--- INPUT RECORDS ---

______

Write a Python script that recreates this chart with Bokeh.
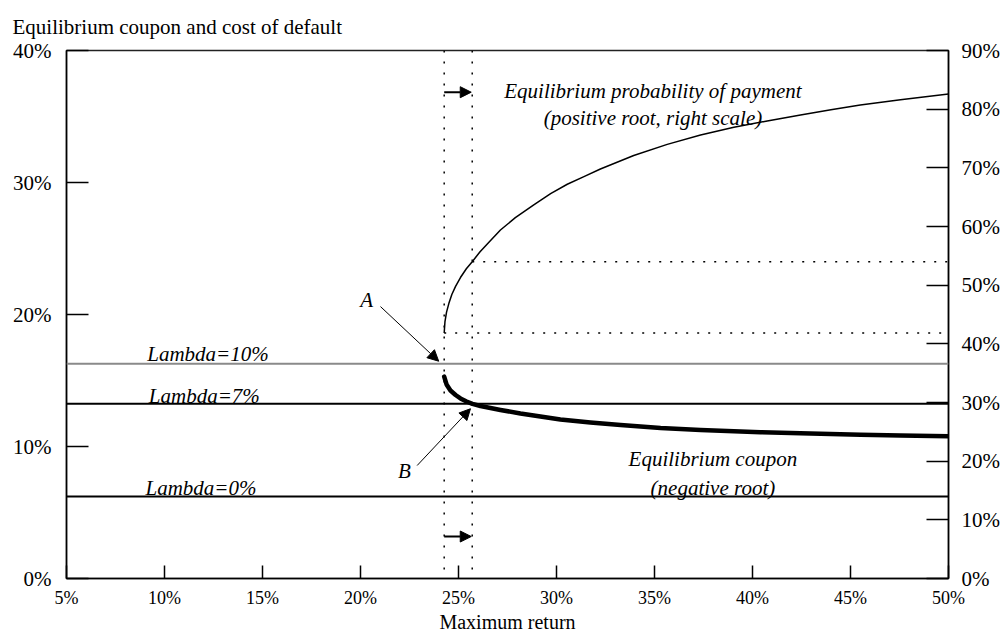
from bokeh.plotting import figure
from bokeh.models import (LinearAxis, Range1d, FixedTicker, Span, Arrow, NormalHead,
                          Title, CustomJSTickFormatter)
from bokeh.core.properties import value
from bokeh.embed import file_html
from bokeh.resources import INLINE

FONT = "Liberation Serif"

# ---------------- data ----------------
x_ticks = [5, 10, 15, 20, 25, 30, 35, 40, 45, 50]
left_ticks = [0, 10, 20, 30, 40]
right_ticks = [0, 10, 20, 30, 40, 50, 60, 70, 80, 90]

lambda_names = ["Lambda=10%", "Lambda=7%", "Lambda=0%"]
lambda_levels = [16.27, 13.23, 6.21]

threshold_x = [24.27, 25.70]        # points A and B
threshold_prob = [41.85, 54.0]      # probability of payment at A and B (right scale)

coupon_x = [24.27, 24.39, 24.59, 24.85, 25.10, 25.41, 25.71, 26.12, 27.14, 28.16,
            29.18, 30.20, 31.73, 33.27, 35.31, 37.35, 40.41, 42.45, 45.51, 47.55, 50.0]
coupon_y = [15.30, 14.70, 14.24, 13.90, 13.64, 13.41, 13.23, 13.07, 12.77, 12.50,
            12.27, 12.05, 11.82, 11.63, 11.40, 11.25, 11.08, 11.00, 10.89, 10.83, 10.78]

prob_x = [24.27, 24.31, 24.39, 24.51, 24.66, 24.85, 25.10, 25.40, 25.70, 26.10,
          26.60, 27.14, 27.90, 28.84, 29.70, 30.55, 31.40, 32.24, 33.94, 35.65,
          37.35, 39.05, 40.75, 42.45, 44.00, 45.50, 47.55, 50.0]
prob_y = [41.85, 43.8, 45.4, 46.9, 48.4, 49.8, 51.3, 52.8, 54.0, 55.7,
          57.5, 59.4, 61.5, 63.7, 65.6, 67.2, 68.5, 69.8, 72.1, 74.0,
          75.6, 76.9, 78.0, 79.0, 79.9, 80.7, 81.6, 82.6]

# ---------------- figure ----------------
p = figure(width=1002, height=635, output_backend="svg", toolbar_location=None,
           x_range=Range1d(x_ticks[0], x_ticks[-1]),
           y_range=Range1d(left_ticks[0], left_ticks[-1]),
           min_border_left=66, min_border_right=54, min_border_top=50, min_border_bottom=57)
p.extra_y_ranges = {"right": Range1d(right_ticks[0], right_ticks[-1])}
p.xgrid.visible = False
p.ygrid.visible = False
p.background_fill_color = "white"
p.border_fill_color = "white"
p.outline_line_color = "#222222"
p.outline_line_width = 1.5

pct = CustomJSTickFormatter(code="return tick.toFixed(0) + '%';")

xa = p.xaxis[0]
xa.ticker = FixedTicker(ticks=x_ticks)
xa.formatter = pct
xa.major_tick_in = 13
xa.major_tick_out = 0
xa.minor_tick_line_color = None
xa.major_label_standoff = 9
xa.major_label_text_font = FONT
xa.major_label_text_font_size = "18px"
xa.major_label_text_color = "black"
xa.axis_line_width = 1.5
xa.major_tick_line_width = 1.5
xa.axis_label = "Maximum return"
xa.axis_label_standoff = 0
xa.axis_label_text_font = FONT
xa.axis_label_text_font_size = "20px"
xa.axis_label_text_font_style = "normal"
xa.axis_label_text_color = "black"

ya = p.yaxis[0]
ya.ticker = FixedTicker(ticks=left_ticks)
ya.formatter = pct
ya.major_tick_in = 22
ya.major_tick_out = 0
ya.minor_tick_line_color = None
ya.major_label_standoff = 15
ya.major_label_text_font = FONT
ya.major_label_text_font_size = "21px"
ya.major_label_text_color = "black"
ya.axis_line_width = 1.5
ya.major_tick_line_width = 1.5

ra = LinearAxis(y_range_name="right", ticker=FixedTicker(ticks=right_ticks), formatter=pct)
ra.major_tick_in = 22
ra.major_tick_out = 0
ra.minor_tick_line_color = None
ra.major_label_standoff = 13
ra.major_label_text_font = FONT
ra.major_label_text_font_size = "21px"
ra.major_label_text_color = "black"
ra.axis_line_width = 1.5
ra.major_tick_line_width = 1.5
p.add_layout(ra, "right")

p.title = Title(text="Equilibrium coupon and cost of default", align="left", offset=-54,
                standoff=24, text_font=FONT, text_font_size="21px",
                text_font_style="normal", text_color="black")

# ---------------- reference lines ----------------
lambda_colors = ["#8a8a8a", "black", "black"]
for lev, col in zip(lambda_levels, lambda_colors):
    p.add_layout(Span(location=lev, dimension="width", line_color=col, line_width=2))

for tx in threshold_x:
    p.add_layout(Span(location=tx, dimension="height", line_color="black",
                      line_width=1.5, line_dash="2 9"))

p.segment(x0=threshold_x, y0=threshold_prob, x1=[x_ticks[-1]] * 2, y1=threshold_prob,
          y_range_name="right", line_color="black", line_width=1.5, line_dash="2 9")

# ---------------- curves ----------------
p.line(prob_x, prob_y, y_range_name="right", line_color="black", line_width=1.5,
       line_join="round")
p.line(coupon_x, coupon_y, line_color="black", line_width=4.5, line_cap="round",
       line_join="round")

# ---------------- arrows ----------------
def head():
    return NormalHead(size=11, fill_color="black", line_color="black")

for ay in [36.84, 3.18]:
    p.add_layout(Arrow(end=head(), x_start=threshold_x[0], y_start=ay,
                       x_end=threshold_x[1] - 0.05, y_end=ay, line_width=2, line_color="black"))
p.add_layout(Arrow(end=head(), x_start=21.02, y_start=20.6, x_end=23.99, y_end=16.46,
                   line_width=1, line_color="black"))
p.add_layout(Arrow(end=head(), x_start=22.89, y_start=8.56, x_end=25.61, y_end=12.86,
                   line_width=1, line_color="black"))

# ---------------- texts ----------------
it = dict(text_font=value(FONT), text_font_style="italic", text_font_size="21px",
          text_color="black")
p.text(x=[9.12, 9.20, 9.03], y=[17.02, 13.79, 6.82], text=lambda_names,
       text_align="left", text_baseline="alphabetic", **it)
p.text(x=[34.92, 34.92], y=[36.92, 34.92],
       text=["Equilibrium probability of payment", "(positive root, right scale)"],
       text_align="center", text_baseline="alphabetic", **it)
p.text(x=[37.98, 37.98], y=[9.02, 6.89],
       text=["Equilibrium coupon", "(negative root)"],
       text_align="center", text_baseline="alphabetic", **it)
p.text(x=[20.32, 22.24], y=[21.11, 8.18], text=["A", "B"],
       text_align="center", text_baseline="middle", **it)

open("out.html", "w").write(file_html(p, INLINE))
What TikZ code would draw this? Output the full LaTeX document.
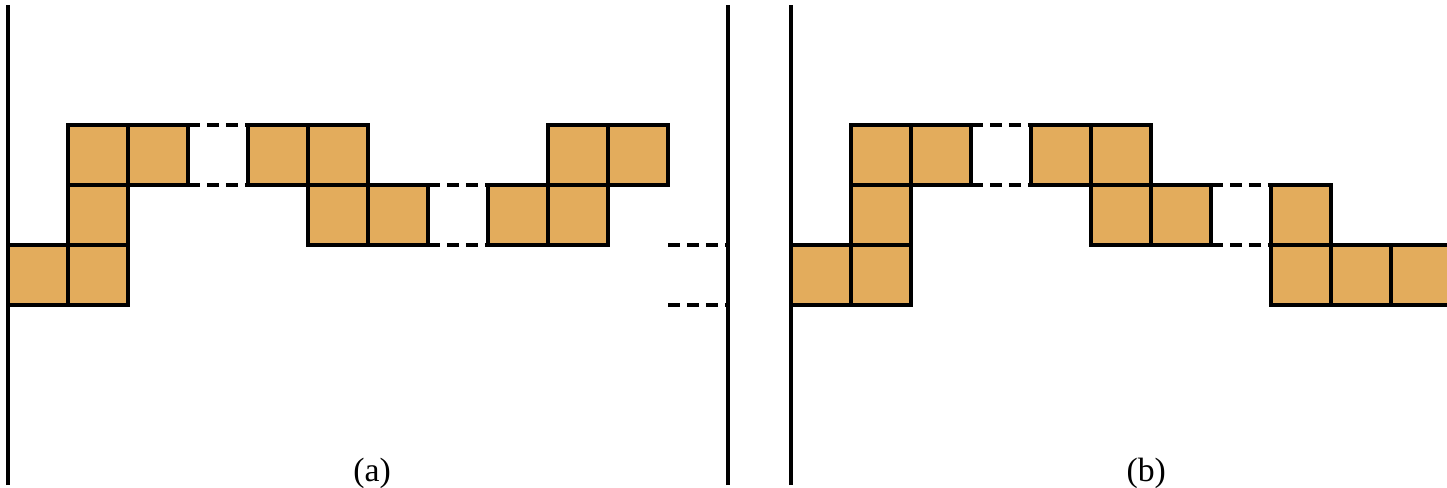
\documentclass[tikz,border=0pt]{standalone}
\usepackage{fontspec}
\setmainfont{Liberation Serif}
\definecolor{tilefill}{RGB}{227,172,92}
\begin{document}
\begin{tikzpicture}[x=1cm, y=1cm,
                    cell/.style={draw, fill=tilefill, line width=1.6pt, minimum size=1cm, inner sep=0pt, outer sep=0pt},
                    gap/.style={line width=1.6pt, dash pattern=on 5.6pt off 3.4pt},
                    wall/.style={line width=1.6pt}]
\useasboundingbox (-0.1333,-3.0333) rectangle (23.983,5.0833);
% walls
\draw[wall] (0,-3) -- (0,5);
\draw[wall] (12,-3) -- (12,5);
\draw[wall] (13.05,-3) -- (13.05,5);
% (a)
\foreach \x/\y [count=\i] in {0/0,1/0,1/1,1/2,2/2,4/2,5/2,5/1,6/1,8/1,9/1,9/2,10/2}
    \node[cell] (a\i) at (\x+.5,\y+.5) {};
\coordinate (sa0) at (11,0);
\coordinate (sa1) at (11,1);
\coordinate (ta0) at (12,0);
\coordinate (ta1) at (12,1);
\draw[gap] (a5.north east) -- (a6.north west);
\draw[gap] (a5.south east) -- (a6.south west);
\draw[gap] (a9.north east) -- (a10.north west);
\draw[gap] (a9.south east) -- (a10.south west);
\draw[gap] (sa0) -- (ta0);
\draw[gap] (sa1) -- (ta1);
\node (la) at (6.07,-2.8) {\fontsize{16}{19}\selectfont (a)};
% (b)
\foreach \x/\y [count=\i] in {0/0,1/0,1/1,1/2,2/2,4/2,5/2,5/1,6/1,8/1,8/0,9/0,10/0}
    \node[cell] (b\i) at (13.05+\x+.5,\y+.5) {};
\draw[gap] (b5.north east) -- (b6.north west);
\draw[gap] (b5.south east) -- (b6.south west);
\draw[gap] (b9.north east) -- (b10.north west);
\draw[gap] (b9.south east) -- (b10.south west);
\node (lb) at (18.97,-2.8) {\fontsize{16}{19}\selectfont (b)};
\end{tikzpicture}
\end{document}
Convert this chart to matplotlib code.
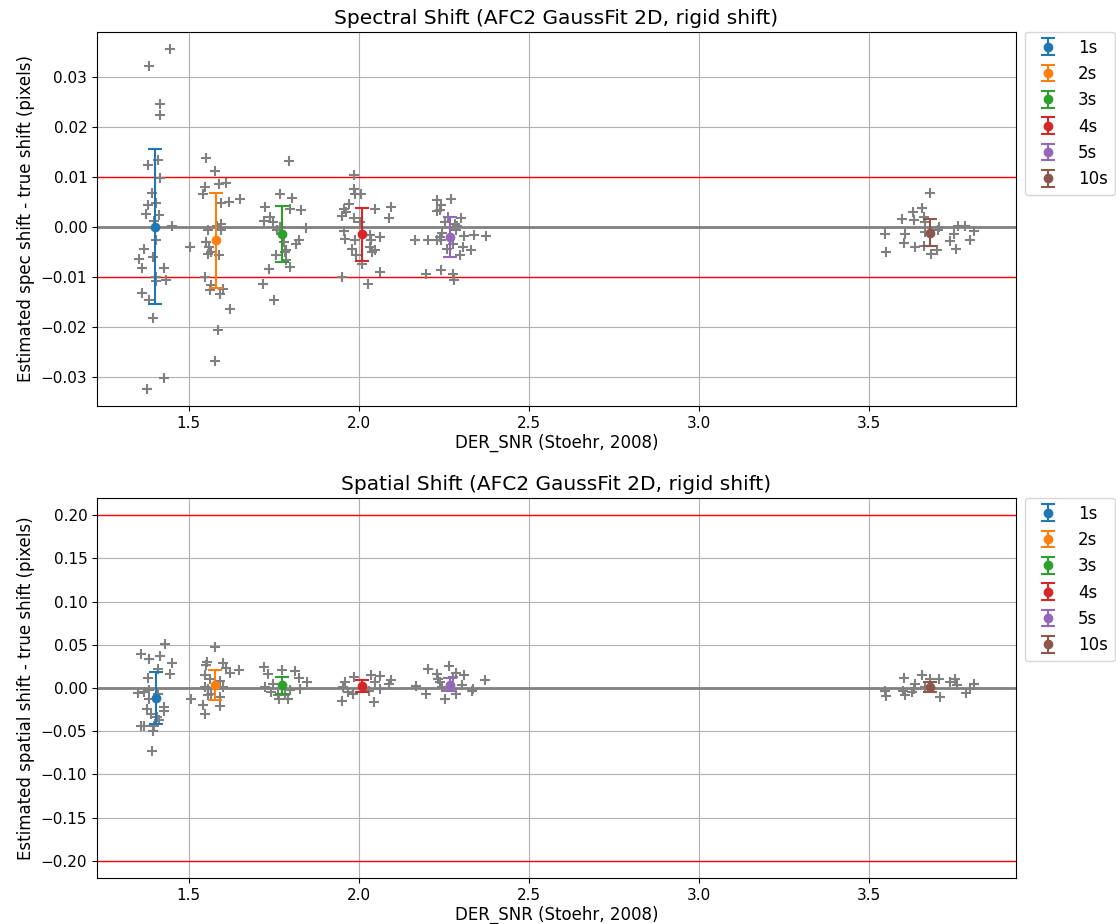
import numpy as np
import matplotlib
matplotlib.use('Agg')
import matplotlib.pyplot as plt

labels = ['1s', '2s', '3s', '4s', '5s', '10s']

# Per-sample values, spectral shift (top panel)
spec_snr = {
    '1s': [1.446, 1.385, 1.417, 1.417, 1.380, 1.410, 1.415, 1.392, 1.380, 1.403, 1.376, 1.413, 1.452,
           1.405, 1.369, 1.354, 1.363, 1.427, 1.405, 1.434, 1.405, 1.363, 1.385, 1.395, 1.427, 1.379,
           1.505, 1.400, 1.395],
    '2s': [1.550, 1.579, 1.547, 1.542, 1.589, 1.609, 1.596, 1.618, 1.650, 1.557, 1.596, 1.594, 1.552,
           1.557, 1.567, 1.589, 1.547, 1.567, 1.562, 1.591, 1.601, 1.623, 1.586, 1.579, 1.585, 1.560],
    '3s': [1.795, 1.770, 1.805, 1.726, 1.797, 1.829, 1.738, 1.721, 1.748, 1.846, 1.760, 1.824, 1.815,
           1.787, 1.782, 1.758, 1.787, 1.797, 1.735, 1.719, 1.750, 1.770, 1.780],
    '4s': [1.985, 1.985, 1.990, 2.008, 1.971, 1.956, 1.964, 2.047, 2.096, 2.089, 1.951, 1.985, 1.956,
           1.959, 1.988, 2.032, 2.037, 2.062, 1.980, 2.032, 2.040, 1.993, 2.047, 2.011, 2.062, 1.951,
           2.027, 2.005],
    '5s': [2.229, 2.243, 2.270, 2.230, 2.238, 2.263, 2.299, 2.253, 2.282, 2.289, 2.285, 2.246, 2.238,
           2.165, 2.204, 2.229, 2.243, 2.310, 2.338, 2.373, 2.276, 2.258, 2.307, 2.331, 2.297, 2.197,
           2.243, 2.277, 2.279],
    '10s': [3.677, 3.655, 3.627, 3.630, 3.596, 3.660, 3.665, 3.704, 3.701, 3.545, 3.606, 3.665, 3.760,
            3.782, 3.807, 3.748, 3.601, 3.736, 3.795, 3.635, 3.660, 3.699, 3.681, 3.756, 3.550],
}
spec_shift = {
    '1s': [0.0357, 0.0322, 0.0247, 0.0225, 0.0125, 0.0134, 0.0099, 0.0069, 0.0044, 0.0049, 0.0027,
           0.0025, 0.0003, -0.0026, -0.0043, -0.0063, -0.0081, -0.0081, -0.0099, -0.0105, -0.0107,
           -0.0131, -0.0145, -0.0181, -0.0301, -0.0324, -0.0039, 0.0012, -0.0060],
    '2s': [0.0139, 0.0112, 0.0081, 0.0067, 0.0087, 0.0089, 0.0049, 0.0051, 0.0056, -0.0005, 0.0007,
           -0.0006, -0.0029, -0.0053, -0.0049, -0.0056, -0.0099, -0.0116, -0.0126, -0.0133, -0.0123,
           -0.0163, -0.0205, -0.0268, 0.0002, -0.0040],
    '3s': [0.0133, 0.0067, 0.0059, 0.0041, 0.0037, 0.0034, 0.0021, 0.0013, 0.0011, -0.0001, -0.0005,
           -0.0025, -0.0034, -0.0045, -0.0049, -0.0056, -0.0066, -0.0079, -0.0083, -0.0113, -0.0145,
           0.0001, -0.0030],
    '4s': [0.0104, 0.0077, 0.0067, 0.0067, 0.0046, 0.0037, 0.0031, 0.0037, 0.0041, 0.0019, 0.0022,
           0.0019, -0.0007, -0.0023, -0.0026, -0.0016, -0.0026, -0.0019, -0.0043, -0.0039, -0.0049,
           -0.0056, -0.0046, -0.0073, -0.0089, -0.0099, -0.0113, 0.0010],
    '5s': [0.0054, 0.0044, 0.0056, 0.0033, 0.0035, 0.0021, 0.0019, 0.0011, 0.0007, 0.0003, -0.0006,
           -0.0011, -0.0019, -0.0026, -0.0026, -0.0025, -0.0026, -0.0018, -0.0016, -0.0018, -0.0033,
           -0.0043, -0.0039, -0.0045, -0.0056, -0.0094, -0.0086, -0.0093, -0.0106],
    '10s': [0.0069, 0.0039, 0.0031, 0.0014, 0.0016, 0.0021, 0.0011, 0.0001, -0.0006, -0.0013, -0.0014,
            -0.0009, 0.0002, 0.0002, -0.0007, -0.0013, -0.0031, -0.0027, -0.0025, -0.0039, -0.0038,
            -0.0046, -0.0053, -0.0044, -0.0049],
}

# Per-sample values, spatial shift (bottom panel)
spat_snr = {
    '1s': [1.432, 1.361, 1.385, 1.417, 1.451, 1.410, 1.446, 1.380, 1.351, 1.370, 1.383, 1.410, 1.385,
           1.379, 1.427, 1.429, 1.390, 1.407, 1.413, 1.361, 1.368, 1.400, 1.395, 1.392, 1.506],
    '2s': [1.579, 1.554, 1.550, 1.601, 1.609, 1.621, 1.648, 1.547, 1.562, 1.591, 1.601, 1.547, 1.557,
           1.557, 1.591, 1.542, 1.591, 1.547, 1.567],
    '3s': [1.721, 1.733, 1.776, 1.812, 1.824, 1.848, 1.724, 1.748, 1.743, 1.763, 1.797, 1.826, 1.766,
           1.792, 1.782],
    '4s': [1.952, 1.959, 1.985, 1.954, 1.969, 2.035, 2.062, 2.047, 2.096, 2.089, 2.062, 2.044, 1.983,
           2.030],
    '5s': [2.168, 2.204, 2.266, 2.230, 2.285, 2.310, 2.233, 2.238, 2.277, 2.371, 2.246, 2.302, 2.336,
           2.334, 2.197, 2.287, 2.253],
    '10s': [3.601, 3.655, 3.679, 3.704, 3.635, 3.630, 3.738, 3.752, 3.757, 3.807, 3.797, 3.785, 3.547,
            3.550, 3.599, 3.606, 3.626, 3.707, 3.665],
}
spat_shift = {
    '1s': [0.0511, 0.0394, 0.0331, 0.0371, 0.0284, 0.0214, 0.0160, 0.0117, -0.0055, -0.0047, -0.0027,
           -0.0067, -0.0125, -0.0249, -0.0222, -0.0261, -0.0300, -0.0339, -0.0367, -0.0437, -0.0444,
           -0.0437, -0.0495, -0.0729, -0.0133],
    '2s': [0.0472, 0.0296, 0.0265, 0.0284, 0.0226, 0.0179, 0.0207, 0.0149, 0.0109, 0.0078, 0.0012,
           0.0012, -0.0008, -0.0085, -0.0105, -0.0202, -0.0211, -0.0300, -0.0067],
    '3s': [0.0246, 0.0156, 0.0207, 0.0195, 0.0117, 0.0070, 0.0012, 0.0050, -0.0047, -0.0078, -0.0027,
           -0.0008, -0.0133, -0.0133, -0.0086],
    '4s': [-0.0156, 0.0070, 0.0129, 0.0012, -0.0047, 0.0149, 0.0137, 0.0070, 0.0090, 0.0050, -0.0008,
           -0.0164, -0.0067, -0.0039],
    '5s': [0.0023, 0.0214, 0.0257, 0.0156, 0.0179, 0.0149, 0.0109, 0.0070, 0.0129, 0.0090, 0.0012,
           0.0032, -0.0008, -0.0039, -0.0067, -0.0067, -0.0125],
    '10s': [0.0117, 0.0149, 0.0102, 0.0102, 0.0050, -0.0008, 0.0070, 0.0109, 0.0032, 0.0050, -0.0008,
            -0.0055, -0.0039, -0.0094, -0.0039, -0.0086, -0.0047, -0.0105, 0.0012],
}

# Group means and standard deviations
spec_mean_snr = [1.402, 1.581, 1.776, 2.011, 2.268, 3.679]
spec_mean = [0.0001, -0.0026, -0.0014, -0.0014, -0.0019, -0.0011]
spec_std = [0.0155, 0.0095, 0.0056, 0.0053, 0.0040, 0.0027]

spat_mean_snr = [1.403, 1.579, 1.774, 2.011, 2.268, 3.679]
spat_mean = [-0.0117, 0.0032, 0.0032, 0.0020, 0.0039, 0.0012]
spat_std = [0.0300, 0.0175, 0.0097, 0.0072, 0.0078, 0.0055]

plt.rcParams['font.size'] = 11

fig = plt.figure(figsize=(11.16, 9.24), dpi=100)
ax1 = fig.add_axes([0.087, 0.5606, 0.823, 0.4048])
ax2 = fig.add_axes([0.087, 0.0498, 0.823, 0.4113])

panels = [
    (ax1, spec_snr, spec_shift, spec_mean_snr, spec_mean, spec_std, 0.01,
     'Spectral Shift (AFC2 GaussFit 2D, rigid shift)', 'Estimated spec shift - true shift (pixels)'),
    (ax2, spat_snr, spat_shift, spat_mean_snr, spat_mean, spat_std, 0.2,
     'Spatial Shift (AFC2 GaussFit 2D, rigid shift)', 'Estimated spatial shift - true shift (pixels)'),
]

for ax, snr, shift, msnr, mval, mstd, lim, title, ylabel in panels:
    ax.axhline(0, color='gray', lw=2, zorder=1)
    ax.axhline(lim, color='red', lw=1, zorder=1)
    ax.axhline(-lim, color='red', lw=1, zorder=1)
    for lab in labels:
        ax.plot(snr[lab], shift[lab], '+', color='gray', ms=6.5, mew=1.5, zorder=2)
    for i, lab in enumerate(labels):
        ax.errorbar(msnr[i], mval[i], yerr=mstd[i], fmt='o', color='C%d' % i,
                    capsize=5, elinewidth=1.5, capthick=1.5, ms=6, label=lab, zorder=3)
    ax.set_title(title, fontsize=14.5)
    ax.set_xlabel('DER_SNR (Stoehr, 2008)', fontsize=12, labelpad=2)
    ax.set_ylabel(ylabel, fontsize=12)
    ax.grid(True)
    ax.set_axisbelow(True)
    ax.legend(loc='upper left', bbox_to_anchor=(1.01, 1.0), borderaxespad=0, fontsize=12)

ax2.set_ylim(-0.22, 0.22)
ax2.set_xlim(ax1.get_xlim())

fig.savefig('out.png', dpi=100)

______

--- AIM ---
Reproduce the material above exactly, first line through the line that contains "75.6, 76.9, 78.0, 79.0, 79.9, 80.7, 81.6, 82.6]", minus the pictures.

--- OUTPUT FOR THIS EXERCISE ---
Write a Python script that recreates this chart with Bokeh.
from bokeh.plotting import figure
from bokeh.models import (LinearAxis, Range1d, FixedTicker, Span, Arrow, NormalHead,
                          Title, CustomJSTickFormatter)
from bokeh.core.properties import value
from bokeh.embed import file_html
from bokeh.resources import INLINE

FONT = "Liberation Serif"

# ---------------- data ----------------
x_ticks = [5, 10, 15, 20, 25, 30, 35, 40, 45, 50]
left_ticks = [0, 10, 20, 30, 40]
right_ticks = [0, 10, 20, 30, 40, 50, 60, 70, 80, 90]

lambda_names = ["Lambda=10%", "Lambda=7%", "Lambda=0%"]
lambda_levels = [16.27, 13.23, 6.21]

threshold_x = [24.27, 25.70]        # points A and B
threshold_prob = [41.85, 54.0]      # probability of payment at A and B (right scale)

coupon_x = [24.27, 24.39, 24.59, 24.85, 25.10, 25.41, 25.71, 26.12, 27.14, 28.16,
            29.18, 30.20, 31.73, 33.27, 35.31, 37.35, 40.41, 42.45, 45.51, 47.55, 50.0]
coupon_y = [15.30, 14.70, 14.24, 13.90, 13.64, 13.41, 13.23, 13.07, 12.77, 12.50,
            12.27, 12.05, 11.82, 11.63, 11.40, 11.25, 11.08, 11.00, 10.89, 10.83, 10.78]

prob_x = [24.27, 24.31, 24.39, 24.51, 24.66, 24.85, 25.10, 25.40, 25.70, 26.10,
          26.60, 27.14, 27.90, 28.84, 29.70, 30.55, 31.40, 32.24, 33.94, 35.65,
          37.35, 39.05, 40.75, 42.45, 44.00, 45.50, 47.55, 50.0]
prob_y = [41.85, 43.8, 45.4, 46.9, 48.4, 49.8, 51.3, 52.8, 54.0, 55.7,
          57.5, 59.4, 61.5, 63.7, 65.6, 67.2, 68.5, 69.8, 72.1, 74.0,
          75.6, 76.9, 78.0, 79.0, 79.9, 80.7, 81.6, 82.6]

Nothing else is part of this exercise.